### What is required
Return the material exactly as supplied, apart from the pictures, which are omitted.

### Data lines
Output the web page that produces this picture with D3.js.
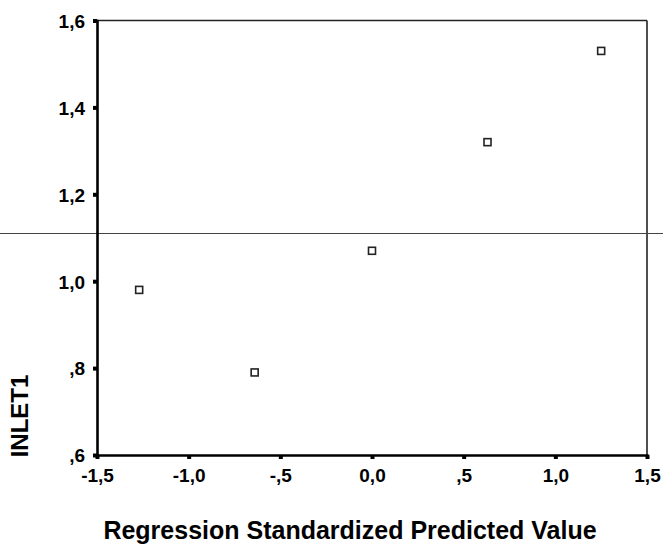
<!DOCTYPE html>
<html>
<head>
<meta charset="utf-8">
<script src="https://cdn.jsdelivr.net/npm/d3@7/dist/d3.min.js"></script>
<style>
  html, body { margin: 0; padding: 0; background: #fff; }
  svg { display: block; }
  text { font-family: "Liberation Sans", Arial, sans-serif; fill: #000; }
</style>
</head>
<body>
<script>
// Standardized predicted value vs. observed INLET1
const predicted = [-1.27, -0.64, 0.00, 0.63, 1.25];
const inlet1    = [0.98, 0.79, 1.07, 1.32, 1.53];

const xTicks = [-1.5, -1.0, -0.5, 0.0, 0.5, 1.0, 1.5];
const xTickLabels = ["-1,5", "-1,0", "-,5", "0,0", ",5", "1,0", "1,5"];
const yTicks = [0.6, 0.8, 1.0, 1.2, 1.4, 1.6];
const yTickLabels = [",6", ",8", "1,0", "1,2", "1,4", "1,6"];

const W = 663, H = 554;
const plotL = 97, plotR = 647, plotT = 20.5, plotB = 455;

const svg = d3.select("body").append("svg")
  .attr("width", W).attr("height", H);

const x = d3.scaleLinear().domain([-1.5, 1.5]).range([plotL, plotR]);
const y = d3.scaleLinear().domain([0.6, 1.6]).range([plotB, plotT]);

// thin frame on top and right
svg.append("line").attr("x1", plotL).attr("x2", plotR).attr("y1", plotT).attr("y2", plotT)
  .attr("stroke", "#222").attr("stroke-width", 1.6);
svg.append("line").attr("x1", plotR).attr("x2", plotR).attr("y1", plotT).attr("y2", plotB)
  .attr("stroke", "#222").attr("stroke-width", 1.6);

// horizontal rule across the page
svg.append("line").attr("x1", 0).attr("x2", W).attr("y1", 233.5).attr("y2", 233.5)
  .attr("stroke", "#444").attr("stroke-width", 1.2);

// left axis
const yAxis = d3.axisLeft(y)
  .tickValues(yTicks)
  .tickFormat((d, i) => yTickLabels[i])
  .tickSize(4).tickPadding(8);
const gy = svg.append("g").attr("transform", `translate(${plotL},0)`).call(yAxis);
gy.select(".domain").attr("stroke", "#000").attr("stroke-width", 2.6);
gy.selectAll(".tick line").attr("stroke", "#000").attr("stroke-width", 4);
gy.selectAll(".tick text")
  .attr("font-size", 19).attr("font-weight", "bold")
  .attr("dy", "0.36em");

// bottom axis
const xAxis = d3.axisBottom(x)
  .tickValues(xTicks)
  .tickFormat((d, i) => xTickLabels[i])
  .tickSize(4).tickPadding(10);
const gx = svg.append("g").attr("transform", `translate(0,${plotB})`).call(xAxis);
gx.select(".domain").attr("stroke", "#000").attr("stroke-width", 2.6);
gx.selectAll(".tick line").attr("stroke", "#000").attr("stroke-width", 4);
gx.selectAll(".tick text")
  .attr("font-size", 19).attr("font-weight", "bold");

// points: small open squares
const s = 7;
svg.append("g").selectAll("rect")
  .data(predicted.map((p, i) => ({ p, v: inlet1[i] })))
  .join("rect")
  .attr("x", d => x(d.p) - s / 2)
  .attr("y", d => y(d.v) - s / 2)
  .attr("width", s).attr("height", s)
  .attr("fill", "#fff")
  .attr("stroke", "#222")
  .attr("stroke-width", 1.6);

// axis titles
svg.append("text")
  .attr("x", 350).attr("y", 539)
  .attr("text-anchor", "middle")
  .attr("font-size", 25).attr("font-weight", "bold")
  .text("Regression Standardized Predicted Value");

svg.append("text")
  .attr("transform", "translate(28,416) rotate(-90)")
  .attr("text-anchor", "middle")
  .attr("font-size", 24).attr("font-weight", "bold")
  .text("INLET1");
</script>
</body>
</html>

### The answer
Output the web page that produces this picture with D3.js.
<!DOCTYPE html>
<html>
<head>
<meta charset="utf-8">
<script src="https://cdn.jsdelivr.net/npm/d3@7/dist/d3.min.js"></script>
<style>
  html, body { margin: 0; padding: 0; background: #fff; }
  svg { display: block; }
  text { font-family: "Liberation Sans", Arial, sans-serif; fill: #000; }
</style>
</head>
<body>
<script>
// Standardized predicted value vs. observed INLET1
const predicted = [-1.27, -0.64, 0.00, 0.63, 1.25];
const inlet1    = [0.98, 0.79, 1.07, 1.32, 1.53];

const xTicks = [-1.5, -1.0, -0.5, 0.0, 0.5, 1.0, 1.5];
const xTickLabels = ["-1,5", "-1,0", "-,5", "0,0", ",5", "1,0", "1,5"];
const yTicks = [0.6, 0.8, 1.0, 1.2, 1.4, 1.6];
const yTickLabels = [",6", ",8", "1,0", "1,2", "1,4", "1,6"];

const W = 663, H = 554;
const plotL = 97, plotR = 647, plotT = 20.5, plotB = 455;

const svg = d3.select("body").append("svg")
  .attr("width", W).attr("height", H);

const x = d3.scaleLinear().domain([-1.5, 1.5]).range([plotL, plotR]);
const y = d3.scaleLinear().domain([0.6, 1.6]).range([plotB, plotT]);

// thin frame on top and right
svg.append("line").attr("x1", plotL).attr("x2", plotR).attr("y1", plotT).attr("y2", plotT)
  .attr("stroke", "#222").attr("stroke-width", 1.6);
svg.append("line").attr("x1", plotR).attr("x2", plotR).attr("y1", plotT).attr("y2", plotB)
  .attr("stroke", "#222").attr("stroke-width", 1.6);

// horizontal rule across the page
svg.append("line").attr("x1", 0).attr("x2", W).attr("y1", 233.5).attr("y2", 233.5)
  .attr("stroke", "#444").attr("stroke-width", 1.2);

// left axis
const yAxis = d3.axisLeft(y)
  .tickValues(yTicks)
  .tickFormat((d, i) => yTickLabels[i])
  .tickSize(4).tickPadding(8);
const gy = svg.append("g").attr("transform", `translate(${plotL},0)`).call(yAxis);
gy.select(".domain").attr("stroke", "#000").attr("stroke-width", 2.6);
gy.selectAll(".tick line").attr("stroke", "#000").attr("stroke-width", 4);
gy.selectAll(".tick text")
  .attr("font-size", 19).attr("font-weight", "bold")
  .attr("dy", "0.36em");

// bottom axis
const xAxis = d3.axisBottom(x)
  .tickValues(xTicks)
  .tickFormat((d, i) => xTickLabels[i])
  .tickSize(4).tickPadding(10);
const gx = svg.append("g").attr("transform", `translate(0,${plotB})`).call(xAxis);
gx.select(".domain").attr("stroke", "#000").attr("stroke-width", 2.6);
gx.selectAll(".tick line").attr("stroke", "#000").attr("stroke-width", 4);
gx.selectAll(".tick text")
  .attr("font-size", 19).attr("font-weight", "bold");

// points: small open squares
const s = 7;
svg.append("g").selectAll("rect")
  .data(predicted.map((p, i) => ({ p, v: inlet1[i] })))
  .join("rect")
  .attr("x", d => x(d.p) - s / 2)
  .attr("y", d => y(d.v) - s / 2)
  .attr("width", s).attr("height", s)
  .attr("fill", "#fff")
  .attr("stroke", "#222")
  .attr("stroke-width", 1.6);

// axis titles
svg.append("text")
  .attr("x", 350).attr("y", 539)
  .attr("text-anchor", "middle")
  .attr("font-size", 25).attr("font-weight", "bold")
  .text("Regression Standardized Predicted Value");

svg.append("text")
  .attr("transform", "translate(28,416) rotate(-90)")
  .attr("text-anchor", "middle")
  .attr("font-size", 24).attr("font-weight", "bold")
  .text("INLET1");
</script>
</body>
</html>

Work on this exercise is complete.